Sale di ora in ora il bilancio del terribile incendio divampato, per cause ancora da accertare, nella prigione di Comayagua, in Honduras. Al momento, le vittime accertate sono almeno 272, su circa 800 detenuti presenti nella prigione quando è il fuoco ha iniziato a diffondersi. Mancano all’appello, però, altre 80 persone e le autorità locali non si sbilanciano a dire se sono anch’esse morte nel rogo o sono riuscite a salvarsi o perfino a scappare.

L’ipotesi più acceditata, tuttavia, è che il bilancio finale sarà molto vicino ai 350 morti, se non di più. Le fiamme sono partite nella notte di martedì, e i vigili del fuoco ci hanno messo più di un’ora per domarlo. In quell’ora, secondo i primi rilievi della polizia honduregna, è avvenuto il massacro.

Fuori dal carcere centinaia di persone, familiari dei detenuti, aspettano notizie dei propri congiunti e secondo le testimonianze raccolte dalle agenzie di stampa internazionali la maggior parte delle vittime sarebbe morta per soffocamento, nelle celle sovraffollate, inondate dal fumo dell’incendio. Sono decine, però, quelli che sono stati bruciati vivi. Una tragedia nella tragedia perché rende difficilissimo il riconoscimento dei corpi.

Qualcuno è riuscito a salvarsi arrivando fino al tetto del penitenziario. Josue Garcia, il capo dei pompieri di Comayagua ha descritto scene “infernali”: «Non siamo riusciti a salvarli perché non avevamo le chiavi delle celle e non potevamo rintracciare chi le aveva», ha detto ai reporter. I pompieri hanno riferito di aver sentito degli spari provenire dalla prigione, quando l’incendio era già scoppiato e secondo alcuni media locali, nel carcere, un centinaio di chilometri dalla capitale Tegucigalpa, era in corso una rivolta. Un’ipotesi smentita però dal direttore del dipartimento penitenziario Daniel Orellana, che ha detto alla Reuters che possibili disordini potrebbero essere scoppiati solo dopo che l’incendio è divampato: di fronte al rischio – per moltissimi rivelatosi fin troppo concreto – di morire in cella bruciati o asfissiati, alcuni detenuti avrebbero cercato di sopraffare le guardie per aprire le celle.

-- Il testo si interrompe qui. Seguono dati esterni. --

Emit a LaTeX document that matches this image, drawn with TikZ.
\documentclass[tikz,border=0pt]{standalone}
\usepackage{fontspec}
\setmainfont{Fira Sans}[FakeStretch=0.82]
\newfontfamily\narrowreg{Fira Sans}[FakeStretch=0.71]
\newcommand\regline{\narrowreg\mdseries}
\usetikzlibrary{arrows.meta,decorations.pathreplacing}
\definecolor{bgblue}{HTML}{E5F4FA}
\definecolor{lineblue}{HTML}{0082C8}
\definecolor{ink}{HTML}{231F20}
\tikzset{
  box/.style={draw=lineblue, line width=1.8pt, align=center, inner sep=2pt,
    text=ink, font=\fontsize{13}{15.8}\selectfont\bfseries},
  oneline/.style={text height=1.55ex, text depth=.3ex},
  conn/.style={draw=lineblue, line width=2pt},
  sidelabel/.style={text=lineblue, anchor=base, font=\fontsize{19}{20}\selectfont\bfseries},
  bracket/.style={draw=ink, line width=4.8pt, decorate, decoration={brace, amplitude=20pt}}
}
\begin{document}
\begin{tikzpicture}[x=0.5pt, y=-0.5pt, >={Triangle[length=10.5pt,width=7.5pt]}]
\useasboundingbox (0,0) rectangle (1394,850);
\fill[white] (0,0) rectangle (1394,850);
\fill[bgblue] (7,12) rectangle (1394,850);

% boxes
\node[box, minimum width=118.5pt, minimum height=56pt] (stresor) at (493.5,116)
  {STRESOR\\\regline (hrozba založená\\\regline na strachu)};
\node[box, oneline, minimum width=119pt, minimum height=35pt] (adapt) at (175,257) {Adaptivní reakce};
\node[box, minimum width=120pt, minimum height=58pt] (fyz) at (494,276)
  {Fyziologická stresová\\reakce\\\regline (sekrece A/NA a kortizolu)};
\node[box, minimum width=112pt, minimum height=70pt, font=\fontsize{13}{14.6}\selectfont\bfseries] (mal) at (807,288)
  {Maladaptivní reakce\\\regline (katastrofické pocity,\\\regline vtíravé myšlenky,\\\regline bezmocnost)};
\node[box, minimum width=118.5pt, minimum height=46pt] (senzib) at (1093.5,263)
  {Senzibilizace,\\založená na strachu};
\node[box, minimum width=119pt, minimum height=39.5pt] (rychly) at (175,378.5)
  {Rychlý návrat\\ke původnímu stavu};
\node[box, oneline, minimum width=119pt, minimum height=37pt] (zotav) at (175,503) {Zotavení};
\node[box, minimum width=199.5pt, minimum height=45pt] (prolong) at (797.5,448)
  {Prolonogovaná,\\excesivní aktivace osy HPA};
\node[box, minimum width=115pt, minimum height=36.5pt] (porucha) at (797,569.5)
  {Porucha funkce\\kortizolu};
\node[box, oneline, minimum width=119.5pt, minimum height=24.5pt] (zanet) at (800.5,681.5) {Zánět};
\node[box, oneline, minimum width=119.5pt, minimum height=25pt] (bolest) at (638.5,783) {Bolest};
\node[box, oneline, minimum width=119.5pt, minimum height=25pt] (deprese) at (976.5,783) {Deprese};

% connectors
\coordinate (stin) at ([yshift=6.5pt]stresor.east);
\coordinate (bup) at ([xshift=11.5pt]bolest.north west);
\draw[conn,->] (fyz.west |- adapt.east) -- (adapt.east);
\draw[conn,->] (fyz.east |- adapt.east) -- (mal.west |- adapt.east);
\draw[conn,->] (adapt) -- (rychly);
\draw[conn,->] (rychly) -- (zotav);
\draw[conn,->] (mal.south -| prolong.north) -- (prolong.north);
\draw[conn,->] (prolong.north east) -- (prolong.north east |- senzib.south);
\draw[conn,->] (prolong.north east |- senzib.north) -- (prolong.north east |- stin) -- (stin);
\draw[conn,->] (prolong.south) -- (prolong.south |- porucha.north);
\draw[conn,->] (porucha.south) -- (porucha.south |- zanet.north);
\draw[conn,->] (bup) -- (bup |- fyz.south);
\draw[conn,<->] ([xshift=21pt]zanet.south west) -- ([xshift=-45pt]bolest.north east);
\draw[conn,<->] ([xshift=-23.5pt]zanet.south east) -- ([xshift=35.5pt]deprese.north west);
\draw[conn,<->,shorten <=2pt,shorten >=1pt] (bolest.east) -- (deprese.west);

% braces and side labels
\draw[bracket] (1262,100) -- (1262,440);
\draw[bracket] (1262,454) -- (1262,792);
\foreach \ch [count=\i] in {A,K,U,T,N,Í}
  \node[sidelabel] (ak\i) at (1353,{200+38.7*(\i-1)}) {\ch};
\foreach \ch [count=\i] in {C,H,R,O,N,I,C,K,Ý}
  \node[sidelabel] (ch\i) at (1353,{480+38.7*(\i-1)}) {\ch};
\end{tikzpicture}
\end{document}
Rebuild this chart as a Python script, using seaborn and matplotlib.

Quanto alle cause del disastro, Orellana ha due ipotesi: «Un detenuto potrebbe aver dato fuoco a un materasso, forse per protestare, o potrebbe esserci stato un corto circuito». Di certo, quella del carcere di Comayagua rischia di diventare la peggior tragedia carceraria della storia recente dell’America latina. Un precedente simile, in Honduras, risale al 2004, quando 107 detenuti morirono nell’incendio scoppiato nel carcere di San Pedro Sula.

Le condizioni delle carceri in Honduras sono micidiali: le prigioni sono sovraffollate e nel paese che ha il più alto tasso di omicidi al mondo (82 ogni 100 mila abitanti, secondo i dati dell’Onu del 2010, venti omicidi al giorno), le prigioni diventano il terreno di scontro tra bande rivali.

Dal golpe del 2009 che ha portato al potere il presidente Porfirio Lobo la sicurezza nel paese non è affatto migliorata, anzi: all’inizio di novembre del 2011, il presidente ha anche autorizzato l’impiego dell’esercito nel contrasto al crimine, ma nello stesso tempo, stando ai rapporti di Amnesty Internationale e di Human Rights Watch, è aumentata la violenza nelle zone rurali e sono cresciute le minacce – a volte riconducibili proprio al governo e alle forze armate – contro giornalisti e attivisti per i diritti umani. Il paese, peraltro, risente degli effetti della guerra al narcotraffico iniziata dal governo messicano nel 2006 e secondo gli ultimi rapporti sui cartelli messicani, anche in Honduras si fa sentire la presenza dei più agguerriti, come gli Zetas, le cui spire arrivano anche ben addentro il sistema penitenziario.